Sometimes I struggle to think of a compact way of doing things. Well, most times.
I have a dataframe of election results for a given election year:
year state office district party votecount name 2012 AL representative 1 Republican 99000 Bob Smith
It’s got every state, office, district, party. I have these going back to 1970. There is one district for president or senator, but potentially many districts for representative. I keep year so that when I recombine or use the results elsewhere, the year is there. Soon, I’ll get the presidential votes broken down by district, too.

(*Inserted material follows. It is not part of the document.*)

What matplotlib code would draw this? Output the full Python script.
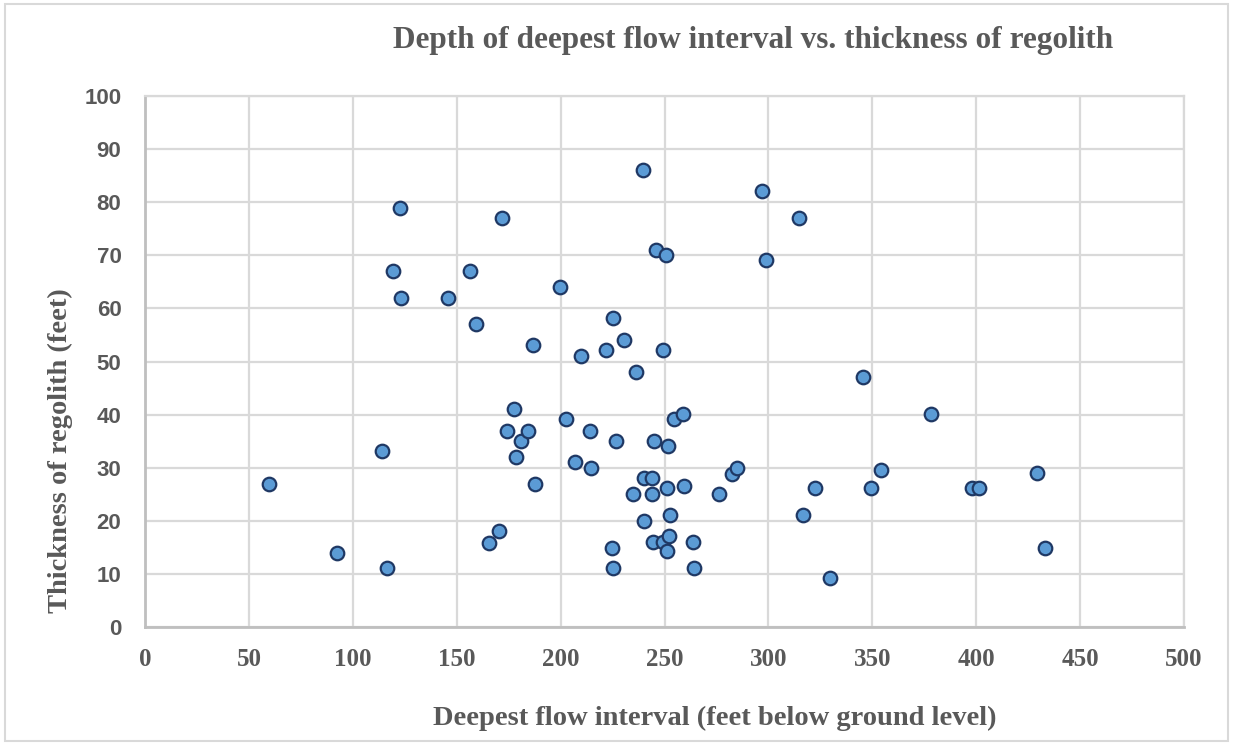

I want an output dataframe that has just one row per office per district that contains the maximum votegetter for that office/district. I couldn’t think of how to do it with the DataFramesMeta package.
So, I wrote a function:
function maxvoteperoffice(df) result = DataFrame([Int,String,Int,String,String,Int], [:Year, :State, :CD, :Office, :Party, :Votecount], 0) sort!(df,cols=(:State, :Office, :CD, :Votecount), rev = (false, false, false, true)) prevstate = "" prevoffice = "" prevcd = 0 for r in eachrow(df) if prevstate == r.State && prevoffice == r.Office && prevcd == r.CD continue else push!(result,[r.Year r.State r.CD r.Office r.Party r.Votecount]) prevstate = r.State prevoffice = r.Office prevcd = r.CD end end return result end
Not being very clever, I sorted the thing (fast–we’re talking 1500 to 2000 rows for the input df). Then, I grab the votecount in the first row for each Office/district/state. Then, I keep skipping until I reach a new Office/district/state.
It’s not horribly slow at .02 seconds. It’s not horrible to sort: any grouping strategy relies on sorting. But, it’s a bit clumsy and not at all general.
Is there a clever way using the database oriented functions/macros for dataframes? You don’t have to rewrite this–just point me in the right direction with the crucial one-liner or approach. I thought a pipe line of @linq operations would do it, but I couldn’t figure out how to get the maximum of a group.
I won’t die if this goes a-begging. The function works.